Convincing George W. Bush to host a global summit on reforming the world's crisis-stricken financial system, set for Nov. 15, was the easy part. But now French President Nicolas Sarkozy and other like-minded leaders have to get Washington's free-market advocates to subscribe to what they consider a vital regimen of new regulations. Despite the scary lessons of the last two months, that is almost certain to prove considerably more difficult.
Sarkozy set high expectations for the summit by calling for the "moralization of financial markets" and a wider push to "re-found the capitalist system." When he and Bush announced the agreement for the summit, the French President envisioned a new regime to prevent "those who have led us to where we are today from being allowed to do so once again." Bush's emphasis was elsewhere: he talked of common rules to "preserve the foundations of democratic capitalism, (and) the commitment to free markets, free enterprise and free trade." So which will it be?
Even Elysée officials say it's impossible to know what a congress of nearly 20 national leaders will yield. "The fact that President Bush agreed to the summit is, in our view, a very significant development in itself," says Sarkozy spokesman Franck Louvrier. "As to exactly what will happen, it's too soon to know." So much for Sarkozy's swagger in insisting on major revision to aspects of the 1944 Bretton Woods treaty."Europe wants it," he said. "Europe demands it. Europe will get it." But observers suggest what emerges may not be exactly what Europe had in mind.
Some argue Bretton Woods and the International Monetary Fund (IMF) and World Bank it created should have undergone revamping even before the crisis broke. Initially tasked with overseeing currency exchange rates and providing funds and advice to nations suffering trade deficits, the IMF has watched its field of action wane as economies developed and globalized. As part of that evolution, financial trading began spanning borders and generating previously unimaginable transactions through highly-leveraged and complex derivatives all within a virtually unregulated atmosphere that national governments couldn't manage to police. Sarkozy and his European partners hope that the Nov. 15 summit can come up with a scheme of common rules governing global finance with the IMF possibly acting as the world regulator. Not everyone is optimistic that will happen.
"Unfortunately, you won't have a single set of rules enforced by a global regulator coming from this, because national interests and the enormous financial sums involved will get in the way," says Willem Buiter, a economics professor at the London School of Economics. "The result instead may be a college of national regulators, who cooperate in harassing reckless financial institutions operating across boarders."

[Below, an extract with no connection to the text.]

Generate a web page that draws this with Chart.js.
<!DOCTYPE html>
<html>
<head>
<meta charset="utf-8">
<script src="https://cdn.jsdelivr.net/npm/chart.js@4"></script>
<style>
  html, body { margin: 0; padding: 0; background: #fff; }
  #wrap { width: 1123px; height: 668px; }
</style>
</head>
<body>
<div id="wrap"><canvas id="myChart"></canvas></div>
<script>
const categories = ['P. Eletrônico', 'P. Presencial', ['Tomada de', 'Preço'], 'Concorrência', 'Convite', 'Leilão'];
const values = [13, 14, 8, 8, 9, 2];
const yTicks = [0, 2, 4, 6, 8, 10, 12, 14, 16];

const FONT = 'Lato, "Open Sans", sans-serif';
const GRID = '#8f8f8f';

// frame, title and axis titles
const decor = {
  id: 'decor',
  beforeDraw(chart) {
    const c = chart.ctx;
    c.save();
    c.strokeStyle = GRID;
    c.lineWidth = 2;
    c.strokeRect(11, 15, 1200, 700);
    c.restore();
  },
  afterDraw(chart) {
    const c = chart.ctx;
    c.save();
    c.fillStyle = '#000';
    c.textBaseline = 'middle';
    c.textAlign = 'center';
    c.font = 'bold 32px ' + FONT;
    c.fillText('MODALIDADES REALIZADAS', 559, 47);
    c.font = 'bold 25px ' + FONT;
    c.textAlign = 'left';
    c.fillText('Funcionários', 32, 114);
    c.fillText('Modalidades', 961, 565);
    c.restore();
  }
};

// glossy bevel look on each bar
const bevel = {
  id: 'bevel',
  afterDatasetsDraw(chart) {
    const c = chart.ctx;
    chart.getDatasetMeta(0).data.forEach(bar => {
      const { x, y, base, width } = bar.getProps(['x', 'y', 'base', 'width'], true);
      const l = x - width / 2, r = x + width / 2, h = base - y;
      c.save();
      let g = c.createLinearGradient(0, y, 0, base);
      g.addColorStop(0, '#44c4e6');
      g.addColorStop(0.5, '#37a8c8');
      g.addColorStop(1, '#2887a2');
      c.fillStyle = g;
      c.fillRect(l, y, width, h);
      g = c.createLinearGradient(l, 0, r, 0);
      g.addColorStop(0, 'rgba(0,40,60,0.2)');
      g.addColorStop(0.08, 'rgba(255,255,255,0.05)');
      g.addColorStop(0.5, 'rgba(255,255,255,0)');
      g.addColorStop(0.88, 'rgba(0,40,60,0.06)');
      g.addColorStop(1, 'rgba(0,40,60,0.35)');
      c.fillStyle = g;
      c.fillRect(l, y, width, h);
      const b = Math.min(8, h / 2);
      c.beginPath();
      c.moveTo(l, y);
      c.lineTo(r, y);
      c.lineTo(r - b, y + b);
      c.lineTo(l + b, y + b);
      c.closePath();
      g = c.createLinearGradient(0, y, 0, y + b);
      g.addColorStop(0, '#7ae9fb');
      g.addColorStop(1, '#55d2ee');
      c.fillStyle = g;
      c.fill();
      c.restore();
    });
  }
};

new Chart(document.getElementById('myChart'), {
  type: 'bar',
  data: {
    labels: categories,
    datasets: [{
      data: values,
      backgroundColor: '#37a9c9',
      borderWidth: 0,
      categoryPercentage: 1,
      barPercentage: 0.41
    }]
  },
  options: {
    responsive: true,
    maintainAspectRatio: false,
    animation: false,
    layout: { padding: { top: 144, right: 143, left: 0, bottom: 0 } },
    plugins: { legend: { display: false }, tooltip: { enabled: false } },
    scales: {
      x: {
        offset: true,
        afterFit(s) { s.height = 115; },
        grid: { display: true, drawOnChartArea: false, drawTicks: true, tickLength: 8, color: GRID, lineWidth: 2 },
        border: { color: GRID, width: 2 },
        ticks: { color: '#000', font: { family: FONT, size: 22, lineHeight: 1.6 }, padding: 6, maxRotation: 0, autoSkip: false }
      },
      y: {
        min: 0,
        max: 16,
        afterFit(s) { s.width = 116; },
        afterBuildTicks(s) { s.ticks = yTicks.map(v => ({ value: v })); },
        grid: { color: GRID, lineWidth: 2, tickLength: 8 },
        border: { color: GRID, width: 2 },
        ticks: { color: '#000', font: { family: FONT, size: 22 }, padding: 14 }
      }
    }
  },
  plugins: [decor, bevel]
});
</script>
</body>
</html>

Should that happen, the IMF could be given a new function as a "permanent secretariat" overseeing finance markets for G7 and other major countries, Buiter says. That's rather a far cry from Sarkozy's appeal to reinvent capitalism or even British Prime Minister Gordon Brown's call to reform the international financial system around "the agreed principles of transparency, integrity, responsibility, good housekeeping and co-operation across borders." Yet many observers say that even a partial move away from the reckless lack of oversight that enabled the current crisis would constitute progress.

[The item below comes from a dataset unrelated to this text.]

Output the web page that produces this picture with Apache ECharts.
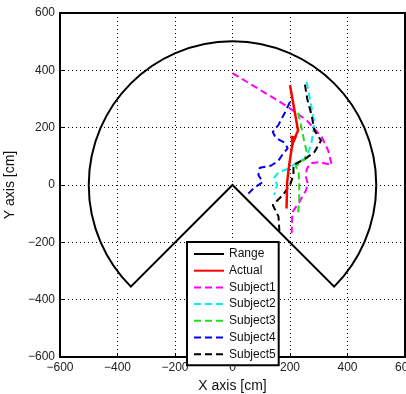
<!DOCTYPE html>
<html>
<head>
<meta charset="utf-8">
<script src="https://cdn.jsdelivr.net/npm/echarts@6/dist/echarts.min.js"></script>
<style>html,body{margin:0;padding:0;background:#fff}#c{width:406px;height:394px}</style>
</head>
<body>
<div id="c"></div>
<script>
// ---- data ----
const axisMin = -600, axisMax = 600, axisStep = 200;
const rangeCenter = [0, 0];
const rangeRadius = 500;
const rangeAngles = [-45, 225]; // open wedge between these (deg), arc goes through top

const actual = [[200,348],[228,190],[210,150],[205,122],[198,75],[190,10],[188,-82]];
const actualArrowIndex = 2;

const subject1 = [[0,390],[183,279],[258,226],[310,168],[333,120],[345,70],[300,80],[270,75],[258,55],[255,30],[262,5],[255,-20],[232,-60],[208,-95],[206,-168]];
const subject2 = [[258,360],[270,296],[283,226],[282,190],[275,150],[258,95],[230,82],[190,55],[160,45],[145,25],[155,0],[145,-35]];
const subject3 = [[228,252],[240,200],[248,160],[258,115],[252,90],[220,66],[230,45],[232,0],[232,-50],[228,-100]];
const subject4 = [[200,290],[183,254],[160,210],[140,185],[150,165],[180,148],[192,128],[175,108],[160,85],[135,68],[95,60],[90,35],[105,10],[75,-10],[55,-30]];
const subject5 = [[252,350],[260,300],[275,244],[285,190],[308,155],[285,115],[258,95],[235,82],[212,70],[212,35],[200,0],[175,-35],[140,-70],[160,-110],[163,-160]];

const subjectNames = ['Subject1','Subject2','Subject3','Subject4','Subject5'];
const subjectData = [subject1, subject2, subject3, subject4, subject5];
const subjectColors = ['#ff00ff','#00f0f0','#22dd22','#0000ee','#000000'];

// ---- chart ----
const chart = echarts.init(document.getElementById('c'), null, {renderer:'canvas'});
const fmt = v => String(v).replace('-', '\u2212');
const font = '"Liberation Sans", Arial, Helvetica, sans-serif';

const series = [];
// legend proxy for Range (style only)
series.push({name:'Range', type:'line', data:[], symbol:'none',
  lineStyle:{color:'#000', width:2.5}, itemStyle:{color:'#000'}});
// Range sector outline
series.push({
  name:'Range', type:'custom', silent:true, z:3,
  data:[[rangeCenter[0], rangeCenter[1], rangeRadius]],
  renderItem: function(params, api){
    const c = api.coord([api.value(0), api.value(1)]);
    const r = api.size([api.value(2), 0])[0];
    const a0 = -rangeAngles[1] * Math.PI/180 + 2*Math.PI; // screen angle for 225 deg
    const a1 = -rangeAngles[0] * Math.PI/180 + 2*Math.PI; // screen angle for -45 deg
    return {
      type:'sector',
      shape:{cx:c[0], cy:c[1], r0:0, r:r, startAngle:a0, endAngle:a1, clockwise:true},
      style:{fill:null, stroke:'#000', lineWidth:2}
    };
  }
});
series.push({
  name:'Actual', type:'line', symbol:'triangle', showSymbol:true, z:5,
  data: actual.map((p,i) => i === actualArrowIndex
    ? {value:p, symbol:'triangle', symbolSize:[7,12], symbolRotate:172,
       itemStyle:{color:'#ff0000', borderWidth:0}}
    : {value:p, symbol:'none'}),
  lineStyle:{color:'#ff0000', width:2.5}, itemStyle:{color:'#ff0000'}
});
subjectNames.forEach((n,i) => {
  series.push({
    name:n, type:'line', symbol:'none', z:4,
    data: subjectData[i],
    lineStyle:{color:subjectColors[i], width:2, type:[7,4]},
    itemStyle:{color:subjectColors[i]}
  });
});

const axisCommon = {
  type:'value', min:axisMin, max:axisMax, interval:axisStep,
  axisLine:{show:true, onZero:false, lineStyle:{color:'#000', width:2}},
  axisTick:{show:true, inside:true, length:4, lineStyle:{color:'#000'}},
  splitLine:{show:true, lineStyle:{color:'#000', type:[1,3], width:1}},
  axisLabel:{color:'#222', fontSize:12, fontFamily:font, formatter:fmt, hideOverlap:false},
  nameLocation:'middle',
  nameTextStyle:{color:'#111', fontSize:14, fontFamily:font}
};

chart.setOption({
  animation:false,
  backgroundColor:'#fff',
  grid:{left:60, right:1, top:13, bottom:37, containLabel:false, outerBoundsMode:'none',
    show:true, borderColor:'#000', borderWidth:2, backgroundColor:'transparent'},
  xAxis: Object.assign({}, axisCommon, {name:'X axis [cm]', nameGap:18,
    axisLabel:Object.assign({}, axisCommon.axisLabel, {margin:5})}),
  yAxis: Object.assign({}, axisCommon, {name:'Y axis [cm]', nameGap:31,
    axisLabel:Object.assign({}, axisCommon.axisLabel, {margin:5})}),
  legend:{
    data:['Range','Actual'].concat(subjectNames),
    orient:'vertical', left:187, top:242,
    backgroundColor:'#fff', borderColor:'#000', borderWidth:2,
    padding:[6,3,5,6], itemWidth:30, itemHeight:10, itemGap:4.7,
    itemStyle:{opacity:0},
    textStyle:{color:'#111', fontSize:12, fontFamily:font}
  },
  series: series
});
</script>
</body>
</html>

"If this process results in nothing more than the U.S. resolving the Balkanization of its markets that divides regulation across at least five departments, and Europe coming up with unified rules, that will be something," Buiter comments. "If that happens, you've got much of the G7 covered, and if that can be extended to other major economies, the rest of the world would have to follow along."
Karel Lannoo, chief executive officer of the Center for European Policy Studies in Brussels, thinks the European Union's "collective structures and recent history of harmonization" leave it well-placed to come up with coordinated national rules or eventually even common regulation for financial markets. Yet he says spotty bank balance sheets were just as evident and untreated in Europe as the were in the U.S. until the crisis hit. "Europe, like America, decided it was easier to assume the sun would keep shining and the grass would remain green," Lannoo says.

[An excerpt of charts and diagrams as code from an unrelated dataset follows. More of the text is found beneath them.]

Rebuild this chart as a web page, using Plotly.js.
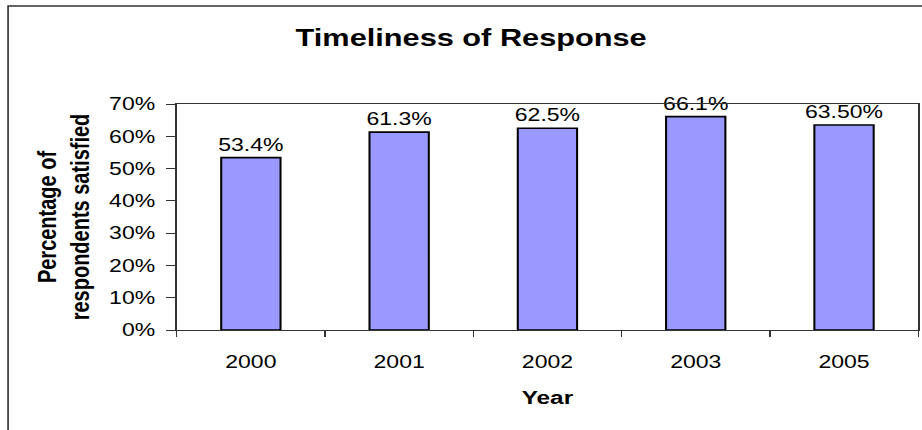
<!DOCTYPE html>
<html>
<head>
<meta charset="utf-8">
<script src="https://cdn.plot.ly/plotly-3.0.1.min.js"></script>
<style>
  html, body { margin: 0; padding: 0; background: #ffffff; overflow: hidden; }
  /* The chart is laid out at 720px and widened to fill the 922px page. */
  #chart { width: 720px; height: 430px; transform: scaleX(1.28056); transform-origin: 0 0; }
</style>
</head>
<body>
<div id="chart"></div>
<script>
// Survey years and share of respondents satisfied with timeliness
const years = ['2000', '2001', '2002', '2003', '2005'];
const satisfied = [0.534, 0.613, 0.625, 0.661, 0.635];
// Decimal places shown on each bar's label
const labelDecimals = [1, 1, 1, 1, 2];
const yTicks = [0, 0.1, 0.2, 0.3, 0.4, 0.5, 0.6, 0.7];

const FONT = '"Liberation Sans", Arial, sans-serif';

// Plot-area margins (px) used to place the outer chart frame
const M = { l: 138, r: 3, t: 104, b: 100 };
const W = 720, H = 430;
const pw = W - M.l - M.r, ph = H - M.t - M.b;
const px = v => (v - M.l) / pw;          // page x -> paper x
const py = v => (H - M.b - v) / ph;      // page y -> paper y

const trace = {
  type: 'bar',
  x: years,
  y: satisfied,
  marker: { color: '#9999ff', line: { color: '#000000', width: 1.6 } },
  texttemplate: labelDecimals.map(d => '%{y:.' + d + '%}'),
  textposition: 'outside',
  constraintext: 'none',
  cliponaxis: false,
  textfont: { family: FONT, size: 18, color: '#000000' },
  hoverinfo: 'skip'
};

const layout = {
  width: W,
  height: H,
  margin: M,
  paper_bgcolor: '#ffffff',
  plot_bgcolor: '#ffffff',
  showlegend: false,
  bargap: 0.6,
  font: { family: FONT, color: '#000000' },
  title: {
    text: '<b>Timeliness of Response</b>',
    font: { family: FONT, size: 24, color: '#000000' },
    x: 0.511, xref: 'container', xanchor: 'center',
    y: 1 - 38 / H, yref: 'container', yanchor: 'middle'
  },
  xaxis: {
    type: 'category',
    showline: true, linecolor: '#333333', linewidth: 1.2, mirror: true,
    showgrid: false, zeroline: false,
    ticks: 'outside', tickson: 'boundaries', ticklen: 6, tickwidth: 1, tickcolor: '#333333',
    tickfont: { family: FONT, size: 18, color: '#000000' },
    ticklabelstandoff: 15,
    automargin: false,
    title: { text: '<b>Year</b>', font: { family: FONT, size: 19, color: '#000000' }, standoff: 20 }
  },
  yaxis: {
    range: [0, 0.7],
    tickvals: yTicks,
    tickformat: '.0%',
    showline: true, linecolor: '#333333', linewidth: 1.2, mirror: true,
    showgrid: false, zeroline: false,
    ticks: 'outside', ticklen: 7, tickwidth: 1, tickcolor: '#333333',
    tickfont: { family: FONT, size: 18, color: '#000000' },
    ticklabelstandoff: 5,
    automargin: false,
    title: {
      text: '<b>Percentage of<br>respondents satisfied</b>',
      font: { family: FONT, size: 20, color: '#000000' },
      standoff: 9
    }
  },
  shapes: [
    // Outer chart frame
    {
      type: 'rect', xref: 'paper', yref: 'paper', layer: 'below',
      x0: px(6.3), x1: px(W + 6), y0: py(H + 6), y1: py(6),
      line: { color: '#333333', width: 1.3 }, fillcolor: 'rgba(0,0,0,0)'
    }
  ]
};

Plotly.newPlot('chart', [trace], layout, { displayModeBar: false, staticPlot: true });
</script>
</body>
</html>
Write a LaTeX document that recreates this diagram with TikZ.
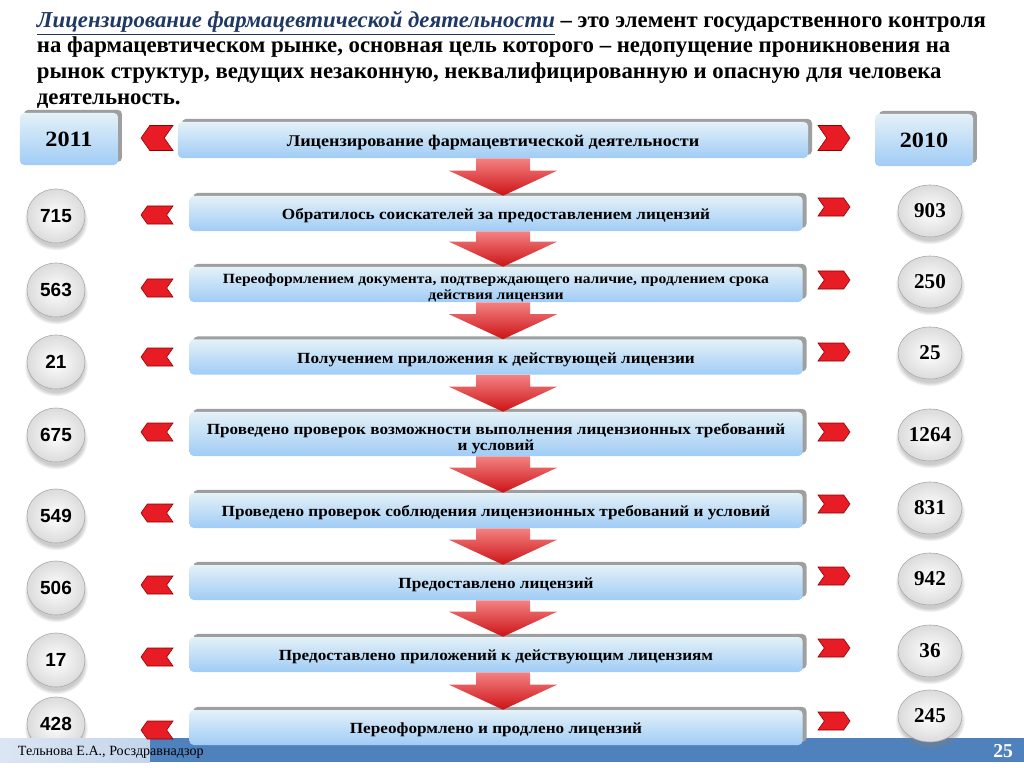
\documentclass[tikz,border=0pt]{standalone}
\usepackage{fontspec}
\setmainfont{Liberation Serif}
\newfontfamily\numsans{Liberation Sans}
\newfontfamily\boxfont[FakeStretch=1.11]{Liberation Serif}
\usepackage{tikz}
\usetikzlibrary{shapes.geometric,shapes.symbols,shadows,calc}

\definecolor{boxtop}{RGB}{228,241,247}
\definecolor{boxbot}{RGB}{160,204,246}
\definecolor{barblue}{RGB}{79,129,189}
\definecolor{barlight}{RGB}{196,213,235}
\definecolor{titleblue}{RGB}{31,56,100}
\definecolor{markred}{RGB}{232,28,36}
\definecolor{arrowtop}{RGB}{243,130,130}
\definecolor{arrowbot}{RGB}{205,18,22}

\begin{document}
\begin{tikzpicture}[x=0.025cm, y=-0.025cm,
    rowbox/.style={rectangle, rounded corners=3pt, top color=boxtop, bottom color=boxbot,
      general shadow={fill=gray!75, shadow xshift=2.8pt, shadow yshift=2.2pt},
      minimum width=15.325cm, minimum height=0.875cm, inner sep=1pt, align=center,
      text height=8.6pt, text depth=0pt,
      font=\boxfont\bfseries\fontsize{11}{11.4}\selectfont},
    tworow/.style={text height={}, text depth={}},
    yearbox/.style={rowbox, minimum width=2.45cm, minimum height=1.3cm, text height=11pt,
      font=\boxfont\bfseries\fontsize{15.5}{17}\selectfont},
    lball/.style={ellipse, draw=gray!70, inner color=white, outer color=gray!28,
      circular drop shadow={shadow xshift=0pt, shadow yshift=-3pt, opacity=.4},
      minimum width=1.45cm, minimum height=1.35cm, inner sep=0pt,
      font=\numsans\bfseries\fontsize{13.5}{15}\selectfont},
    rball/.style={lball, minimum width=1.6cm, minimum height=1.3cm,
      font=\bfseries\fontsize{15}{16}\selectfont},
    lmark/.style={signal, signal to=west, signal from=east, signal pointer angle=110,
      fill=markred, draw=red!55!black, minimum width=0.8cm, minimum height=0.45cm, inner sep=0pt},
    rmark/.style={lmark, signal to=east, signal from=west},
    downarrow/.style={top color=arrowtop, bottom color=arrowbot, draw=none}]

\useasboundingbox (0,0) rectangle (1024,768);

% title
\node[anchor=north west, align=left, font=\bfseries\fontsize{16.2}{18.2}\selectfont] (title) at (32,6)
  {{\color{titleblue}\itshape\underline{Лицензирование фармацевтической деятельности}} – это элемент государственного контроля\\
   на фармацевтическом рынке, основная цель которого – недопущение проникновения на\\
   рынок структур, ведущих незаконную, неквалифицированную и опасную для человека\\
   деятельность.};

% last 2011 value sits under the footer bar
\node[lball] (v8) at (56,724) {428};

% footer bar
\shade[left color=barlight!60!white, right color=barlight] (0,738) rectangle (150,762);
\fill[barblue] (150,738) rectangle (1024,762);
\node[anchor=west, font=\fontsize{10}{11}\selectfont] (author) at (13,752) {Тельнова Е.А., Росздравнадзор};
\node[anchor=east, text=white, font=\bfseries\fontsize{14}{16}\selectfont] (page) at (1018,751) {25};

% years
\node[yearbox] (y1) at (69,139) {2011};
\node[yearbox] (y2) at (924,140) {2010};

% main column
\node[rowbox, minimum width=15.75cm, minimum height=0.9cm, font=\boxfont\bfseries\fontsize{11.6}{12}\selectfont] (b0) at (493,140) {Лицензирование фармацевтической деятельности};
\node[rowbox] (b1) at (496,213.5) {Обратилось соискателей за предоставлением лицензий};
\node[rowbox, tworow, font=\boxfont\bfseries\fontsize{10}{11.4}\selectfont] (b2) at (496,284.5)
  {\raisebox{-5.5pt}[10pt][10pt]{\begin{tabular}{@{}c@{}}Переоформлением документа, подтверждающего наличие, продлением срока\\ действия лицензии\end{tabular}}};
\node[rowbox] (b3) at (496,357) {Получением приложения к действующей лицензии};
\node[rowbox, tworow, minimum height=1.1cm] (b4) at (496,434)
  {\raisebox{-6.5pt}[10pt][10pt]{\begin{tabular}{@{}c@{}}Проведено проверок возможности выполнения лицензионных требований\\ и условий\end{tabular}}};
\node[rowbox] (b5) at (496,510.5) {Проведено проверок соблюдения лицензионных требований и условий};
\node[rowbox] (b6) at (496,582.5) {Предоставлено лицензий};
\node[rowbox] (b7) at (496,654.5) {Предоставлено приложений к действующим лицензиям};
\node[rowbox] (b8) at (496,727.5) {Переоформлено и продлено лицензий};

% red arrows down
\coordinate (ax) at (503,0);
\foreach \a/\b in {b0/b1,b1/b2,b2/b3,b3/b4,b4/b5,b5/b6,b6/b7,b7/b8}
  \shade[downarrow] ($(\a.south -| ax)+(-27,0)$) -- ($(\b.north -| ax)+(-27,-25)$)
    -- ($(\b.north -| ax)+(-54,-25)$) -- (\b.north -| ax) -- ($(\b.north -| ax)+(54,-25)$)
    -- ($(\b.north -| ax)+(27,-25)$) -- ($(\a.south -| ax)+(27,0)$) -- cycle;

% chevrons
\node[lmark, minimum height=0.625cm] (l0) at (157,138) {};
\node[rmark, minimum height=0.625cm] (r0) at (834,138) {};
\node[lmark] (l1) at (157,215) {};
\node[lmark] (l2) at (157,288) {};
\node[lmark] (l3) at (157,357) {};
\node[lmark] (l4) at (157,432) {};
\node[lmark] (l5) at (157,513) {};
\node[lmark] (l6) at (157,585) {};
\node[lmark] (l7) at (157,657) {};
\node[lmark] (l8) at (157,730) {};
\node[rmark] (r1) at (834,207) {};
\node[rmark] (r2) at (834,280) {};
\node[rmark] (r3) at (834,352) {};
\node[rmark] (r4) at (834,432) {};
\node[rmark] (r5) at (834,504) {};
\node[rmark] (r6) at (834,576) {};
\node[rmark] (r7) at (834,648) {};
\node[rmark] (r8) at (834,721) {};

% 2011 values
\node[lball] (v1) at (56,216) {715};
\node[lball] (v2) at (56,290) {563};
\node[lball] (v3) at (56,362) {21};
\node[lball] (v4) at (56,435) {675};
\node[lball] (v5) at (56,516) {549};
\node[lball] (v6) at (56,588) {506};
\node[lball] (v7) at (56,660) {17};

% 2010 values
\node[rball] (w1) at (930,211) {903};
\node[rball] (w2) at (930,282) {250};
\node[rball] (w3) at (930,353) {25};
\node[rball] (w4) at (930,435) {1264};
\node[rball] (w5) at (930,508) {831};
\node[rball] (w6) at (930,579) {942};
\node[rball] (w7) at (930,651) {36};
\node[rball] (w8) at (930,716) {245};
\end{tikzpicture}
\end{document}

But even if the summit yields trans-Atlantic agreement on tougher regulations, Lannoo says the new determination to substitute sobriety for greed may be a harder line to sell to emerging nations. "Lots of countries in Africa, Asia, Middle East, and South America are going to say, 'these are reactions to your problems created by your systems why should we listen to anything you say now?'," Lannoo says. "The challenge isn't just finding ways to prevent future excess, but also to convince nations like China and India to agree to turn off the music and quiet down when they've only just arrived at the party."